#### Information provided:
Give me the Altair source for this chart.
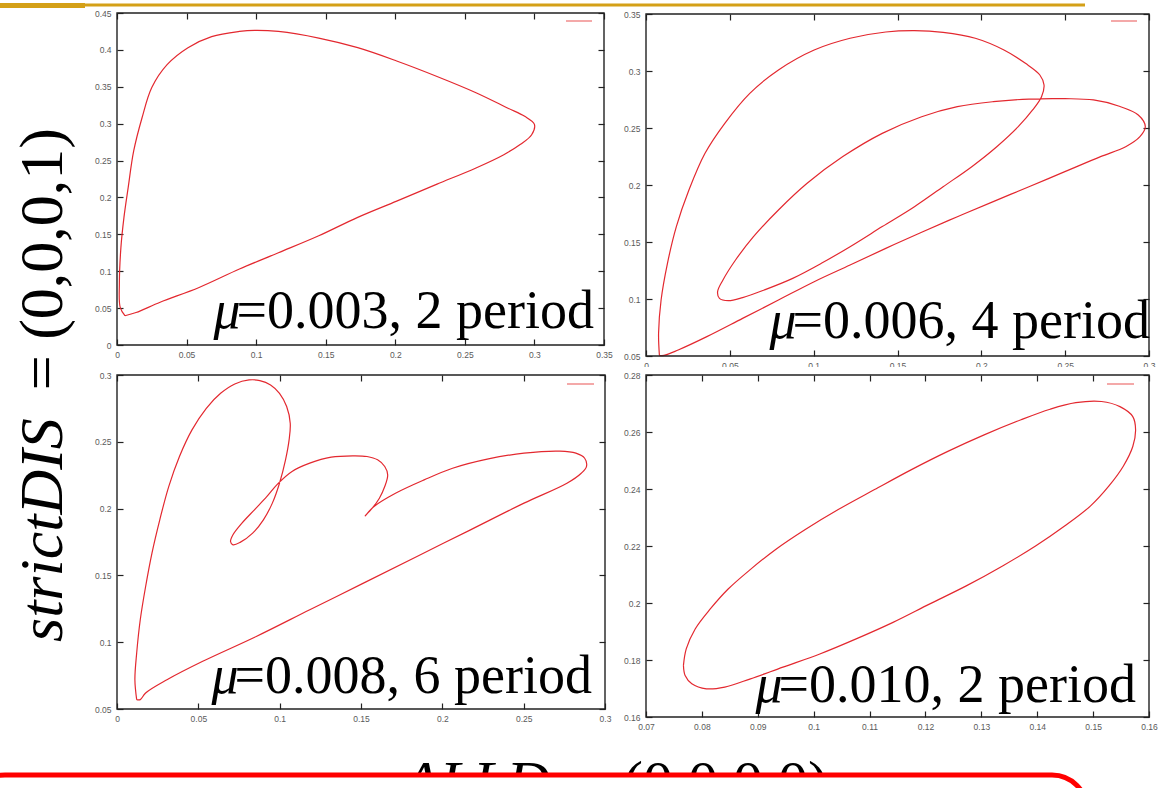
import altair as alt
import pandas as pd

# ---------------- data ----------------
# Panel 1: mu = 0.003, 2 period
p1_x = [0.0057, 0.0023, 0.0017, 0.0028, 0.005, 0.008, 0.012, 0.018, 0.025, 0.036, 0.051, 0.068,
        0.088, 0.099, 0.116, 0.145, 0.173, 0.201, 0.23, 0.258, 0.281, 0.293, 0.300, 0.298, 0.29,
        0.278, 0.258, 0.23, 0.201, 0.173, 0.145, 0.116, 0.088, 0.059, 0.031, 0.0137, 0.0057]
p1_y = [0.0397, 0.051, 0.0825, 0.132, 0.173, 0.213, 0.263, 0.308, 0.349, 0.380, 0.403, 0.418,
        0.425, 0.4265, 0.425, 0.416, 0.403, 0.385, 0.364, 0.342, 0.321, 0.310, 0.299, 0.285, 0.272,
        0.258, 0.240, 0.218, 0.195, 0.173, 0.148, 0.125, 0.103, 0.078, 0.058, 0.044, 0.0397]

# Panel 2: mu = 0.006, 4 period
p2_x = [0.008, 0.0075, 0.009, 0.0128, 0.0181, 0.0256, 0.0352, 0.047, 0.0619, 0.079, 0.1003, 0.1217,
        0.143, 0.1601, 0.1772, 0.1964, 0.2135, 0.2263, 0.2349, 0.2374, 0.2359,
        0.2306, 0.222, 0.2092, 0.1943, 0.1772, 0.1601, 0.1409, 0.1217, 0.1046, 0.0875, 0.0705,
        0.0576, 0.0491, 0.0438, 0.0427,
        0.0459, 0.0534, 0.0641, 0.079, 0.0961, 0.1174, 0.1409, 0.1644, 0.1857, 0.2071, 0.2284,
        0.2498, 0.2669, 0.2818, 0.2936, 0.2978, 0.2946, 0.2861,
        0.2711, 0.2498, 0.2284, 0.2071, 0.1857, 0.1644, 0.143, 0.1217, 0.1003, 0.079, 0.0576,
        0.0363, 0.0192, 0.0107, 0.008]
p2_y = [0.0505, 0.0699, 0.0991, 0.1313, 0.1635, 0.1956, 0.2278, 0.2541, 0.2804, 0.3009, 0.3184, 0.3287,
        0.3342, 0.3354, 0.3339, 0.3287, 0.3184, 0.3067, 0.2965, 0.2877, 0.2775,
        0.2658, 0.2512, 0.2336, 0.2161, 0.1985, 0.1810, 0.1635, 0.1459, 0.1313, 0.1181, 0.1079,
        0.1012, 0.0985, 0.1006, 0.1064,
        0.1167, 0.1342, 0.1547, 0.1781, 0.2015, 0.2249, 0.2453, 0.2599, 0.2687, 0.2731, 0.2754,
        0.2757, 0.2746, 0.2693, 0.2614, 0.2512, 0.2424, 0.2336,
        0.2249, 0.2117, 0.1985, 0.1854, 0.1722, 0.1585, 0.1444, 0.1298, 0.1152, 0.0991, 0.0830,
        0.0670, 0.0553, 0.0505, 0.0505]

# Panel 3: mu = 0.008, 6 period
p3_x = [0.0121, 0.011, 0.0121, 0.0143, 0.0176, 0.0215, 0.0263, 0.0318, 0.0384, 0.0461, 0.0549, 0.0637,
        0.0724, 0.0812, 0.0878, 0.0944, 0.0999, 0.1043, 0.1065, 0.1058, 0.1036, 0.0999, 0.0955,
        0.09, 0.0834, 0.0757, 0.0713, 0.0698, 0.0713, 0.0768, 0.0845, 0.0922, 0.0988, 0.1076,
        0.1185, 0.1317, 0.1449, 0.1537, 0.1602, 0.1646, 0.1664, 0.1646, 0.1613, 0.1569, 0.1526,
        0.158, 0.1712, 0.1888, 0.2063, 0.2283, 0.2502, 0.2722, 0.2821, 0.2875, 0.2886, 0.2854,
        0.2766, 0.2502, 0.2173, 0.1844, 0.1515, 0.1185, 0.0856, 0.0527, 0.0307, 0.0176, 0.0143,
        0.0121]
p3_y = [0.057, 0.0719, 0.0919, 0.1168, 0.1417, 0.1667, 0.1916, 0.2165, 0.2390, 0.2589, 0.2751, 0.2863,
        0.2933, 0.2963, 0.2958, 0.2926, 0.2863, 0.2764, 0.2639, 0.2514, 0.2365, 0.2190, 0.2041,
        0.1916, 0.1816, 0.1747, 0.1729, 0.1754, 0.1804, 0.1891, 0.1991, 0.2091, 0.2185, 0.2278,
        0.2340, 0.2385, 0.2395, 0.2390, 0.2365, 0.2315, 0.2253, 0.2165, 0.2078, 0.2003, 0.1946,
        0.2016, 0.2115, 0.2215, 0.2302, 0.2372, 0.2415, 0.2430, 0.2415, 0.2377, 0.2315, 0.2265,
        0.2190, 0.2041, 0.1841, 0.1642, 0.1442, 0.1243, 0.1043, 0.0857, 0.0719, 0.062, 0.057,
        0.057]

# Panel 4: mu = 0.010, 2 period
p4_x = [0.0767, 0.0772, 0.0788, 0.0815, 0.0847, 0.0887, 0.0932, 0.0985, 0.1044, 0.1109, 0.1175,
        0.124, 0.1305, 0.1371, 0.1423, 0.1469, 0.1515, 0.1548, 0.1571, 0.1576, 0.1571, 0.1554,
        0.1528, 0.1495, 0.1449, 0.1397, 0.1338, 0.1273, 0.1207, 0.1142, 0.1076, 0.1011, 0.0945,
        0.0887, 0.0841, 0.0808, 0.0782, 0.077, 0.0767]
p4_y = [0.1781, 0.1839, 0.1909, 0.1979, 0.2049, 0.2118, 0.2188, 0.2258, 0.2328, 0.2398, 0.2468,
        0.2532, 0.2590, 0.2643, 0.2680, 0.2703, 0.2707, 0.2689, 0.2654, 0.2608, 0.2549, 0.2480,
        0.2410, 0.2340, 0.2270, 0.2200, 0.2130, 0.2060, 0.1996, 0.1932, 0.1874, 0.1821, 0.1775,
        0.1734, 0.1705, 0.1699, 0.1717, 0.1746, 0.1781]

p1_xticks = [0, 0.05, 0.1, 0.15, 0.2, 0.25, 0.3, 0.35]
p1_yticks = [0, 0.05, 0.1, 0.15, 0.2, 0.25, 0.3, 0.35, 0.4, 0.45]
p2_xticks = [0, 0.05, 0.1, 0.15, 0.2, 0.25, 0.3]
p2_yticks = [0.05, 0.1, 0.15, 0.2, 0.25, 0.3, 0.35]
p3_xticks = [0, 0.05, 0.1, 0.15, 0.2, 0.25, 0.3]
p3_yticks = [0.05, 0.1, 0.15, 0.2, 0.25, 0.3]
p4_xticks = [0.07, 0.08, 0.09, 0.1, 0.11, 0.12, 0.13, 0.14, 0.15, 0.16]
p4_yticks = [0.16, 0.18, 0.2, 0.22, 0.24, 0.26, 0.28]

mu_values = ["0.003", "0.006", "0.008", "0.010"]
periods = ["2", "4", "6", "2"]

y_title_italic = "strictDIS"
y_title_rest = "= (0,0,0,1)"
x_title_italic = "ALLD"
x_title_rest = "= (0,0,0,0)"

# ---------------- layout / style ----------------
W, H = 1159, 788
RED = "#e3282f"
SERIF = "Liberation Serif"
SANS = "Liberation Sans"
LAB = dict(labelFont=SANS, labelFontSize=8.5, labelColor="#5a5a5a")
ONE = pd.DataFrame({"k": [0]})


def axis_common(**kw):
    base = dict(grid=False, domain=False, title=None, labelFlush=False, labelOverlap=False,
                labelBound=False, zindex=0)
    base.update(kw)
    return alt.Axis(**base)


def panel(xs, ys, xdom, ydom, xticks, yticks, box, mu, per, label_pos, legend_pos, fs=54):
    left, right, bottom, top = box
    df = pd.DataFrame({"x": xs, "y": ys, "i": list(range(len(xs)))})
    sx = alt.Scale(domain=xdom, range=[left, right], nice=False, zero=False)
    sy = alt.Scale(domain=ydom, range=[bottom, top], nice=False, zero=False)

    x_lab = axis_common(orient="bottom", offset=bottom - H, values=xticks, format="~g",
                        ticks=False, labelPadding=5, **LAB)
    y_lab = axis_common(orient="left", offset=-left, values=yticks, format="~g",
                        ticks=False, labelPadding=6, **LAB)
    x_in_b = axis_common(orient="top", offset=-bottom, values=xticks, labels=False,
                         ticks=True, tickSize=6, tickColor="#222222", tickWidth=1.2)
    y_in_l = axis_common(orient="right", offset=left - W, values=yticks, labels=False,
                         ticks=True, tickSize=6, tickColor="#222222", tickWidth=1.2)
    x_in_t = axis_common(orient="bottom", offset=top - H, values=xticks, labels=False,
                         ticks=True, tickSize=6, tickColor="#222222", tickWidth=1.2)
    y_in_r = axis_common(orient="left", offset=-right, values=yticks, labels=False,
                         ticks=True, tickSize=6, tickColor="#222222", tickWidth=1.2)

    curve = alt.Chart(df).mark_line(color=RED, strokeWidth=1.2, interpolate="catmull-rom").encode(
        x=alt.X("x:Q", scale=sx, axis=x_lab),
        y=alt.Y("y:Q", scale=sy, axis=y_lab),
        order=alt.Order("i:Q"),
    )
    frame = alt.Chart(ONE).mark_rect(fillOpacity=0, stroke="#222222", strokeWidth=1.4).encode(
        x=alt.XDatum(xdom[0], type="quantitative", scale=sx, axis=x_in_b),
        x2=alt.X2Datum(xdom[1]),
        y=alt.YDatum(ydom[0], type="quantitative", scale=sy, axis=y_in_l),
        y2=alt.Y2Datum(ydom[1]),
    )
    frame2 = alt.Chart(ONE).mark_rect(opacity=0).encode(
        x=alt.XDatum(xdom[0], type="quantitative", scale=sx, axis=x_in_t),
        x2=alt.X2Datum(xdom[1]),
        y=alt.YDatum(ydom[0], type="quantitative", scale=sy, axis=y_in_r),
        y2=alt.Y2Datum(ydom[1]),
    )
    lx, ly = label_pos
    rest = "=" + mu + ", " + per + " period"
    rest_w = 6.619 * fs
    lab_rest = alt.Chart(ONE).mark_text(text=rest, font=SERIF, fontSize=fs, align="right",
                                        baseline="alphabetic", color="black").encode(
        x=alt.value(lx), y=alt.value(ly))
    lab_mu = alt.Chart(ONE).mark_text(text="\u03bc", font=SERIF, fontSize=fs, fontStyle="italic",
                                      align="right", baseline="alphabetic", color="black").encode(
        x=alt.value(lx - rest_w + 4), y=alt.value(ly))
    gx1, gx2, gy = legend_pos
    key = alt.Chart(ONE).mark_rule(color="#f08c8c", strokeWidth=1.5).encode(
        x=alt.value(gx1), x2=alt.value(gx2), y=alt.value(gy))
    return [curve, frame, frame2, key, lab_mu, lab_rest]


# boxes: left, right, bottom, top (pixels)
P1 = (117, 604, 345, 13)
P2 = (646, 1149, 356, 14)
P3 = (117, 605, 709, 375)
P4 = (646, 1149, 717, 375)

layers = []
layers += panel(p1_x, p1_y, [0, 0.35], [0, 0.45], p1_xticks, p1_yticks, P1,
                mu_values[0], periods[0], (594, 328), (566, 592, 21))
layers += panel(p2_x, p2_y, [0, 0.3], [0.05, 0.35], p2_xticks, p2_yticks, P2,
                mu_values[1], periods[1], (1150, 338), (1111, 1137, 21))
layers += panel(p3_x, p3_y, [0, 0.3], [0.05, 0.3], p3_xticks, p3_yticks, P3,
                mu_values[2], periods[2], (592, 693), (567, 594, 384))

# white strip: panel 4 image overlaps the lower half of panel 2's x labels
cover = alt.Chart(ONE).mark_rect(color="white").encode(
    x=alt.value(640), x2=alt.value(W), y=alt.value(367), y2=alt.value(373))
layers.append(cover)

layers += panel(p4_x, p4_y, [0.07, 0.16], [0.16, 0.28], p4_xticks, p4_yticks, P4,
                mu_values[3], periods[3], (1136, 702), (1107, 1134, 384))

# slide decorations
gold = alt.Chart(ONE).mark_rule(color="#d4a017", strokeWidth=3).encode(
    x=alt.value(0), x2=alt.value(1085), y=alt.value(5))
gold_l = alt.Chart(ONE).mark_rect(color="#d4a017").encode(
    x=alt.value(0), x2=alt.value(85), y=alt.value(3), y2=alt.value(8))

yt1 = alt.Chart(ONE).mark_text(text=y_title_italic, font=SERIF, fontSize=62, fontStyle="italic",
                               angle=270, align="left", baseline="alphabetic", color="black").encode(
    x=alt.value(62), y=alt.value(642))
yt2 = alt.Chart(ONE).mark_text(text=y_title_rest, font=SERIF, fontSize=62, angle=270,
                               align="right", baseline="alphabetic", color="black").encode(
    x=alt.value(62), y=alt.value(128))

xt1 = alt.Chart(ONE).mark_text(text=x_title_italic, font=SERIF, fontSize=60, fontStyle="italic",
                               align="left", baseline="alphabetic", color="black").encode(
    x=alt.value(403), y=alt.value(802))
xt2 = alt.Chart(ONE).mark_text(text=x_title_rest, font=SERIF, fontSize=60,
                               align="right", baseline="alphabetic", color="black").encode(
    x=alt.value(828), y=alt.value(802))

redbox = alt.Chart(ONE).mark_rect(fill="white", stroke="#ff0000", strokeWidth=5,
                                  cornerRadius=35).encode(
    x=alt.value(-30), x2=alt.value(1087), y=alt.value(775), y2=alt.value(900))

layers += [gold, gold_l, yt1, yt2, xt1, xt2, redbox]

chart = alt.layer(*layers).resolve_scale(
    x="independent", y="independent"
).resolve_axis(
    x="independent", y="independent"
).properties(
    width=W, height=H, padding=0,
    autosize=alt.AutoSizeParams(type="none"),
    background="white",
).configure_view(strokeWidth=0)

chart.save("out.html", embed_options={"renderer": "svg", "actions": False})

#### Problem statement:
Skip the pictures and restate exactly the lines from the beginning of the listing to the line with "import pandas as pd", that line included.

#### Complete answer:
Give me the Altair source for this chart.
import altair as alt
import pandas as pd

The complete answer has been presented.